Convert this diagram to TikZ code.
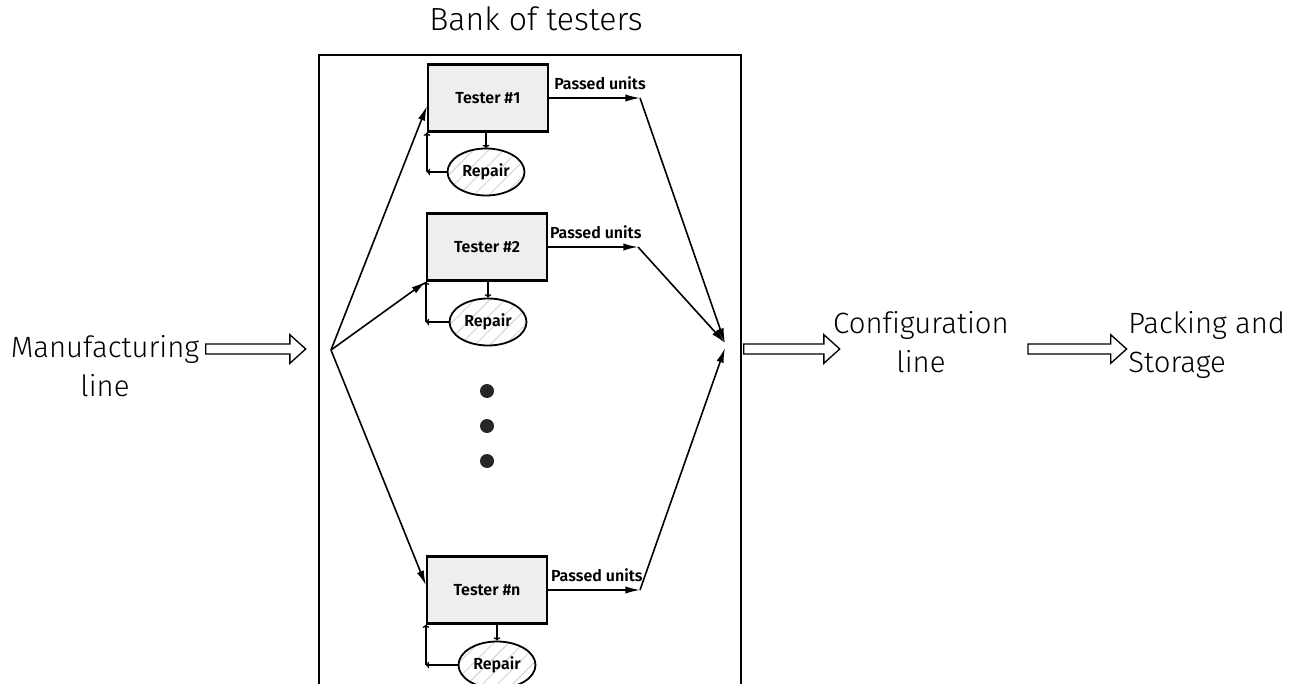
\documentclass[tikz,border=0pt]{standalone}
\usepackage{fontspec}
\usetikzlibrary{shapes.arrows,shapes.geometric,patterns.meta,arrows.meta}

% Thin face for the large labels, heavier face for the small tags
\IfFontExistsTF{Fira Sans Light}
  {\newfontfamily\plainlbl{Fira Sans Light}[Ligatures=NoCommon]}
  {\newfontfamily\plainlbl{Fira Sans}[Ligatures=NoCommon]}
\IfFontExistsTF{Fira Sans SemiBold}
  {\newfontfamily\boldlbl{Fira Sans SemiBold}}
  {\newfontfamily\boldlblbase{Fira Sans}\def\boldlbl{\boldlblbase\bfseries}}

\newcommand{\centredlines}[2]{\vtop{\halign{\hfil##\hfil\cr #1\cr #2\cr}}}
\newcommand{\leftlines}[2]{\vtop{\halign{##\hfil\cr #1\cr #2\cr}}}

\tikzset{
  bigtext/.style={font=\plainlbl\fontsize{22}{29.25}\selectfont, inner sep=0pt},
  titletext/.style={font=\plainlbl\fontsize{24}{29.25}\selectfont, inner sep=0pt},
  smalltext/.style={font=\boldlbl\fontsize{12}{14}\selectfont},
  tester/.style={draw, line width=1.6pt, fill=gray!13, minimum width=90pt,
    minimum height=50.25pt, inner sep=0pt, smalltext},
  repairnode/.style={ellipse, draw, line width=1.35pt, minimum width=57.75pt,
    minimum height=35.25pt, inner sep=0pt,
    pattern={Lines[angle=45,distance=8pt,line width=0.7pt]}, pattern color=gray!35,
    smalltext},
  bank/.style={draw, line width=1.3pt, minimum width=316.5pt, minimum height=498.75pt,
    inner sep=0pt},
  flow/.style={line width=1.2pt, -{Latex[length=11pt,width=5.5pt]}},
  feedback/.style={line width=1pt, -{To[length=2.5pt,width=5pt]}},
  hollow/.style={single arrow, draw, line width=1pt, fill=white, inner xsep=0pt,
    inner ysep=3.2pt, single arrow head extend=7pt, single arrow tip angle=84},
  dotmark/.style={circle, fill=black!85, minimum size=10.5pt, inner sep=0pt},
}

\begin{document}
\begin{tikzpicture}[x=0.75pt, y=-0.75pt]
  \useasboundingbox (0,0) rectangle (1299,684);
  \clip (0,0) rectangle (1299,684);

  % enclosing frame of the tester bank (runs past the lower edge)
  \node[bank] (bankbox) at (530,387.5) {};
  \node[titletext, anchor=base] (banktitle) at (536,31) {Bank of testers};

  % testers and their repair stations
  \node[tester] (t1) at (488,98) {Tester \#1};
  \node[tester] (t2) at (487,247) {Tester \#2};
  \node[tester] (tn) at (487,590) {Tester \#n};

  \node[repairnode] (r1) at (486,172) {Repair};
  \node[repairnode] (r2) at (488,322) {Repair};
  \node[repairnode] (rn) at (497,665) {Repair};

  % elided testers
  \node[dotmark] (d1) at (487,391) {};
  \node[dotmark] (d2) at (487,426) {};
  \node[dotmark] (d3) at (487,461) {};

  % repair loops
  \foreach \t/\r in {t1/r1, t2/r2, tn/rn}{
    \draw[feedback] (\r.north |- \t.south) -- (\r.north);
    \draw[feedback] (\r.west) -- (\r.west -| \t.west);
    \draw[feedback] (\r.west -| \t.west) -- (\t.south west);
  }

  % distribution from the incoming line
  \coordinate (split) at (331,350);
  \draw[flow] (split) -- ([yshift=-6pt]t1.west);
  \draw[flow] (split) -- (t2.south west);
  \draw[flow] (split) -- ([yshift=3.5pt]tn.west);

  % passed units collected towards the output
  \coordinate (p1) at (640,98);
  \coordinate (p2) at (638,247);
  \coordinate (pn) at (640,590);
  \coordinate (m1) at (725,343);
  \coordinate (m2) at (725,348);

  \draw[flow] (t1.east) -- node[pos=0.56, above=4.5pt, inner sep=1pt, smalltext] {Passed units} (p1);
  \draw[flow] (t2.east) -- node[pos=0.53, above=4.5pt, inner sep=1pt, smalltext] {Passed units} (p2);
  \draw[flow] (tn.east) -- node[pos=0.53, above=4.5pt, inner sep=1pt, smalltext] {Passed units} (pn);
  \draw[flow] (p1) -- (m1);
  \draw[flow] (p2) -- (m1);
  \draw[flow] (pn) -- (m2);

  % main line stages
  \node[bigtext, anchor=base] (mfg) at (105,357) {\centredlines{Manufacturing}{line}};
  \node[bigtext, anchor=base] (cfg) at (921,333) {\centredlines{Configuration}{line}};
  \node[bigtext, anchor=base west] (pack) at (1128,333) {\leftlines{Packing and}{Storage}};

  \node[hollow, minimum height=75pt] (a1) at (253,349) {};
  \node[hollow, minimum height=72pt] (a2) at (789,349) {};
  \node[hollow, minimum height=74pt] (a3) at (1074.5,349) {};
\end{tikzpicture}
\end{document}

= = = = =

* [TASK INSTRUCTIONS]: Transcribe all the lines above exactly, apart from the pictures.

* [RESPONSE TO THIS EXERCISE]:
Convert this diagram to TikZ code.
\documentclass[tikz,border=0pt]{standalone}
\usepackage{fontspec}
\usetikzlibrary{shapes.arrows,shapes.geometric,patterns.meta,arrows.meta}

% Thin face for the large labels, heavier face for the small tags
\IfFontExistsTF{Fira Sans Light}
  {\newfontfamily\plainlbl{Fira Sans Light}[Ligatures=NoCommon]}
  {\newfontfamily\plainlbl{Fira Sans}[Ligatures=NoCommon]}
\IfFontExistsTF{Fira Sans SemiBold}
  {\newfontfamily\boldlbl{Fira Sans SemiBold}}
  {\newfontfamily\boldlblbase{Fira Sans}\def\boldlbl{\boldlblbase\bfseries}}

\newcommand{\centredlines}[2]{\vtop{\halign{\hfil##\hfil\cr #1\cr #2\cr}}}
\newcommand{\leftlines}[2]{\vtop{\halign{##\hfil\cr #1\cr #2\cr}}}

\tikzset{
  bigtext/.style={font=\plainlbl\fontsize{22}{29.25}\selectfont, inner sep=0pt},
  titletext/.style={font=\plainlbl\fontsize{24}{29.25}\selectfont, inner sep=0pt},
  smalltext/.style={font=\boldlbl\fontsize{12}{14}\selectfont},
  tester/.style={draw, line width=1.6pt, fill=gray!13, minimum width=90pt,
    minimum height=50.25pt, inner sep=0pt, smalltext},
  repairnode/.style={ellipse, draw, line width=1.35pt, minimum width=57.75pt,
    minimum height=35.25pt, inner sep=0pt,
    pattern={Lines[angle=45,distance=8pt,line width=0.7pt]}, pattern color=gray!35,
    smalltext},
  bank/.style={draw, line width=1.3pt, minimum width=316.5pt, minimum height=498.75pt,
    inner sep=0pt},
  flow/.style={line width=1.2pt, -{Latex[length=11pt,width=5.5pt]}},
  feedback/.style={line width=1pt, -{To[length=2.5pt,width=5pt]}},
  hollow/.style={single arrow, draw, line width=1pt, fill=white, inner xsep=0pt,
    inner ysep=3.2pt, single arrow head extend=7pt, single arrow tip angle=84},
  dotmark/.style={circle, fill=black!85, minimum size=10.5pt, inner sep=0pt},
}

\begin{document}
\begin{tikzpicture}[x=0.75pt, y=-0.75pt]
  \useasboundingbox (0,0) rectangle (1299,684);
  \clip (0,0) rectangle (1299,684);

  % enclosing frame of the tester bank (runs past the lower edge)
  \node[bank] (bankbox) at (530,387.5) {};
  \node[titletext, anchor=base] (banktitle) at (536,31) {Bank of testers};

  % testers and their repair stations
  \node[tester] (t1) at (488,98) {Tester \#1};
  \node[tester] (t2) at (487,247) {Tester \#2};
  \node[tester] (tn) at (487,590) {Tester \#n};

  \node[repairnode] (r1) at (486,172) {Repair};
  \node[repairnode] (r2) at (488,322) {Repair};
  \node[repairnode] (rn) at (497,665) {Repair};

  % elided testers
  \node[dotmark] (d1) at (487,391) {};
  \node[dotmark] (d2) at (487,426) {};
  \node[dotmark] (d3) at (487,461) {};

  % repair loops
  \foreach \t/\r in {t1/r1, t2/r2, tn/rn}{
    \draw[feedback] (\r.north |- \t.south) -- (\r.north);
    \draw[feedback] (\r.west) -- (\r.west -| \t.west);
    \draw[feedback] (\r.west -| \t.west) -- (\t.south west);
  }

  % distribution from the incoming line
  \coordinate (split) at (331,350);
  \draw[flow] (split) -- ([yshift=-6pt]t1.west);
  \draw[flow] (split) -- (t2.south west);
  \draw[flow] (split) -- ([yshift=3.5pt]tn.west);

  % passed units collected towards the output
  \coordinate (p1) at (640,98);
  \coordinate (p2) at (638,247);
  \coordinate (pn) at (640,590);
  \coordinate (m1) at (725,343);
  \coordinate (m2) at (725,348);

  \draw[flow] (t1.east) -- node[pos=0.56, above=4.5pt, inner sep=1pt, smalltext] {Passed units} (p1);
  \draw[flow] (t2.east) -- node[pos=0.53, above=4.5pt, inner sep=1pt, smalltext] {Passed units} (p2);
  \draw[flow] (tn.east) -- node[pos=0.53, above=4.5pt, inner sep=1pt, smalltext] {Passed units} (pn);
  \draw[flow] (p1) -- (m1);
  \draw[flow] (p2) -- (m1);
  \draw[flow] (pn) -- (m2);

  % main line stages
  \node[bigtext, anchor=base] (mfg) at (105,357) {\centredlines{Manufacturing}{line}};
  \node[bigtext, anchor=base] (cfg) at (921,333) {\centredlines{Configuration}{line}};
  \node[bigtext, anchor=base west] (pack) at (1128,333) {\leftlines{Packing and}{Storage}};

  \node[hollow, minimum height=75pt] (a1) at (253,349) {};
  \node[hollow, minimum height=72pt] (a2) at (789,349) {};
  \node[hollow, minimum height=74pt] (a3) at (1074.5,349) {};
\end{tikzpicture}
\end{document}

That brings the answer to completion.